Has it veered so far from its Gandhian principles of non-violence? Inder Kumar Gujral, the Indian Foreign Minister, says not. The Geneva pact, which had taken over two years of debates, haggling and compromise painfully to construct, was, in Mr Gujral's words, a "flawed text". He added: "It is a sad fact that the nuclear- weapon states show no interest in giving up their nuclear hegemony."
India's motives in blocking the Comprehensive Test Ban Treaty (CTBT) are twofold: altruistic and selfish. First, its Geneva negotiators argued that the pact does not go far enough down the road to free the world from the threat of a nuclear holocaust. The treaty is flawed, according to New Delhi, as it fails to stop the existing nuclear powers - Britain, China, the US, Russia and France - from either dismantling their arsenals or inventing new weapons of mass destruction.
Secondly, insist the Indians, the treaty would leave the country vulnerable to a possible nuclear attack from its occasion- ally hostile neighbours, Pakistan and China.
Military experts estimate that China has more than 200 nuclear warheads, while Pakistan is advanced in the development of its own nuclear programme and may have clandestinely exploded a device several years ago at Lop Nor, the Chinese test site.
With the CTBT in force, India would be unable to test new devices, locking China into a dangerous position of superiority, according to diplomats in New Delhi.
"We cannot accept constraints on our option as long as nuclear-weapon states continue to rely on their nuclear arsenals for security," said the Indian Foreign Minister. However, billions of extra pounds must be siphoned off development projects for India even to attempt to catch up with China's more advanced nuclear programme.
In India, the debate over the test ban treaty has aroused old nationalistic and anti-colonial sentiment. Often in the Indian press the treaty has been portrayed as a clever dodge by the superpowers to keep developing nations such as India out of the elite nuclear club.

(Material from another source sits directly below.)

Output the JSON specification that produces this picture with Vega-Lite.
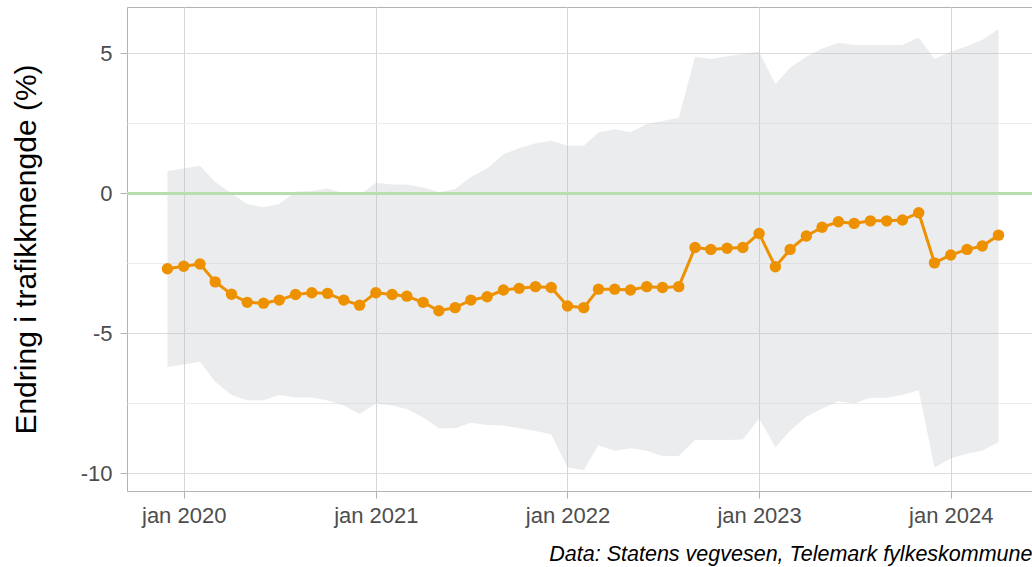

India's recently elected Prime Minister, Deve Gowda, is preoccupied with trying to keep his fragile coalition government of leftist and regional parties from becoming unglued and if he were to reverse India's opposition to the CTBT, it might lead to his demise. From the Communists across the spectrum to the right-wing Hindus, all political parties are united against the test ban treaty. They tend to see themselves as David standing up to the the nuclear Goliaths.
As one Indian defence expert, Jasjit Singh, wrote recently: "Why is it unrealistic to expect firm movement towards disarmament? What is the rationale for Britain, for example, to continue maintaining a more modern arsenal, and against what threat?"

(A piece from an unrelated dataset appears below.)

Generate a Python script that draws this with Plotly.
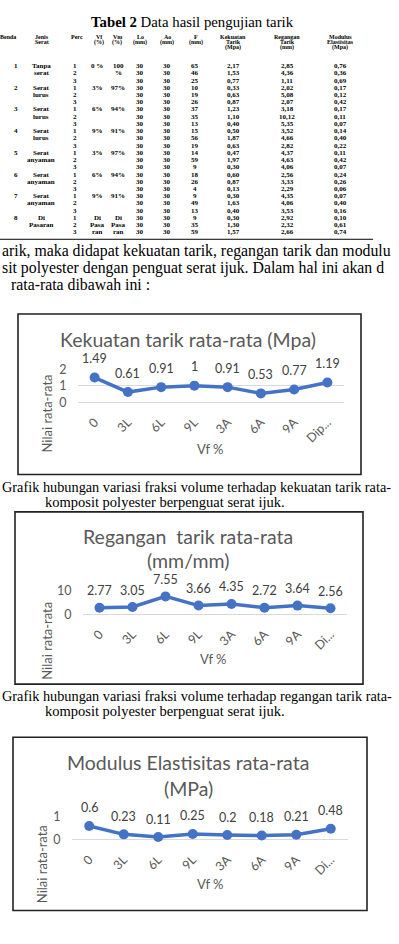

India's refusal has also brought sharp words from Washington, which backfired, making the New Delhi government all the more obstinately opposed to the treaty. The Clinton administration moved to ease the growing rift with India.
A State Department spokesman on Thursday assured India that "This is not about punishment, and the objective is not looking at the ways we can strong-arm India. We prefer to try to convince the Indians of why it is in their interests to support the text."
Defenders of the test ban treaty, inside India and out, argue that its veto could brake the momentum among countries to press on with nuclear disarmament. Even if the CTBT draft is sent on to the UN General Assembly without Geneva's seal of approval, it may become so scissored and altered with amendments as to become meaningless.